Civil society of Development and Freedoms

Massive arms deals between the US, Saudi Arabia despite the Yemeni crisis

Y.A
 $55.6 billion worth of weapons were sold by the US to foreign governments in fiscal 2018, reaching a 33-percent increase in comparison to the previous year’s total.
On Tuesday, Lieutenant General Charles Hooper, director of the Defense Security Cooperation Agency, told Reuters  that the US foreign military sales hit 55.6 billion dollars in the fiscal year ending September 30.
A report issued by the Stockholm International Peace Research Institute (SIPRI) said some half of US arms exports during that period have gone to the Middle East, and that Saudi Arabia registered a 225-percent rise in military purchases – almost all from the US and Europe.

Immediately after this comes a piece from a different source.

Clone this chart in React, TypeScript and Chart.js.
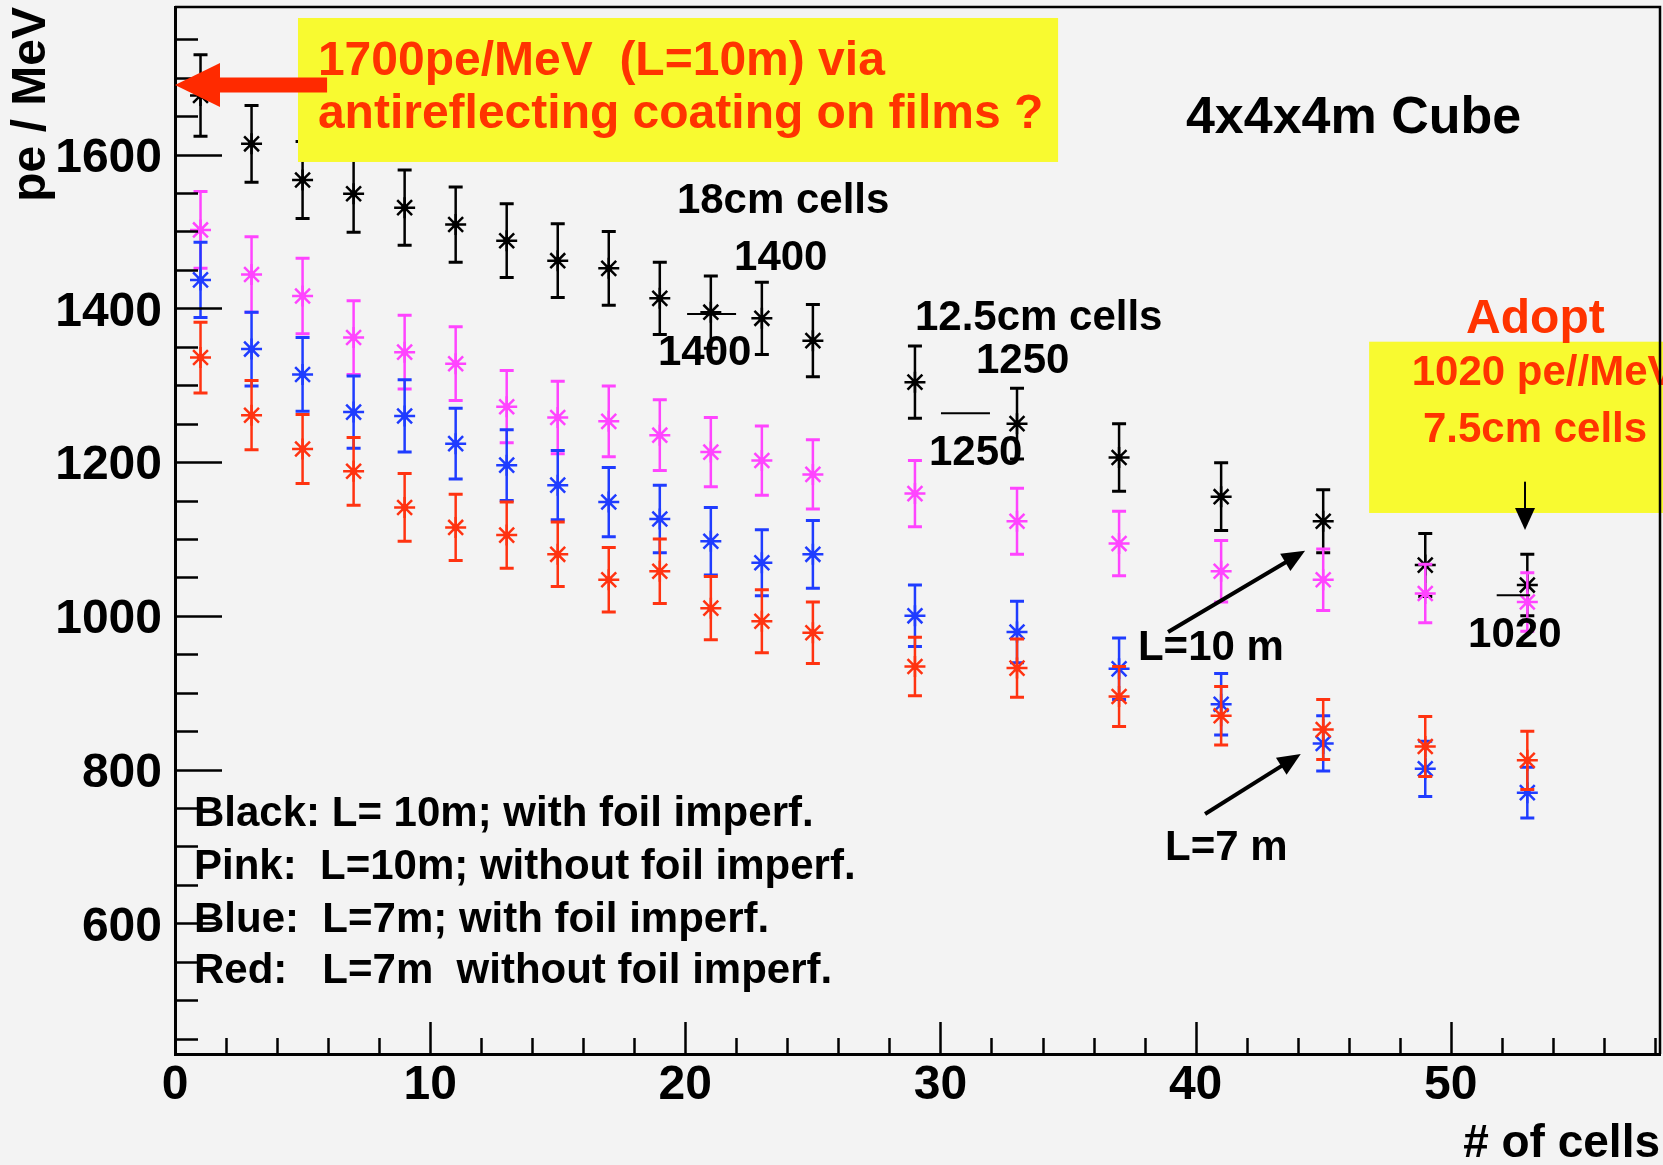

According to many reports,the massive arms sales come despite repeated international calls on the US to stop supporting the Saudis with modern weaponry, which the kingdom has used in its devastating war on Yemen
In March 2015, the US -backed –Saudi-led coalition started  a war against Yemen with the declared aim of crushing the Houthi Ansarullah movement, who had taken over from the staunch Riyadh ally and fugitive former president Abd Rabbuh Mansur Hadi, while also seeking to secure the Saudi border with its southern neighbor. Three years and over 600,000 dead and injured Yemeni people and  prevented the patients from travelling abroad for treatment and blocked the entry of medicine into the war-torn country, the war has yielded little to that effect.
Despite the coalition claims that it is bombing the positions of the Ansarullah fighters, Saudi bombers are flattening residential areas and civilian infrastructures.
More than 2,200 others have died of cholera, and the crisis has triggered what the United Nations has described as the world’s worst humanitarian disaster.
However, Saudi Arabia relies strongly on the US in its brutal war on Yemen. Washington has deployed a commando force on the Arab kingdom’s border with Yemen to help destroy arms belonging to Yemen’s popular Houthi Ansarullah movement. Washington has also provided logistical support and aerial refueling..
The White House has also been criticized by both human rights groups and US lawmakers in Congress from both political parties for allowing its Saudi ally to bomb Yemen.
Washington has denied it is directly supplying the Saudis with weapons in the war but numerous reports have suggested that US arms have played a part in massive civilian casualties.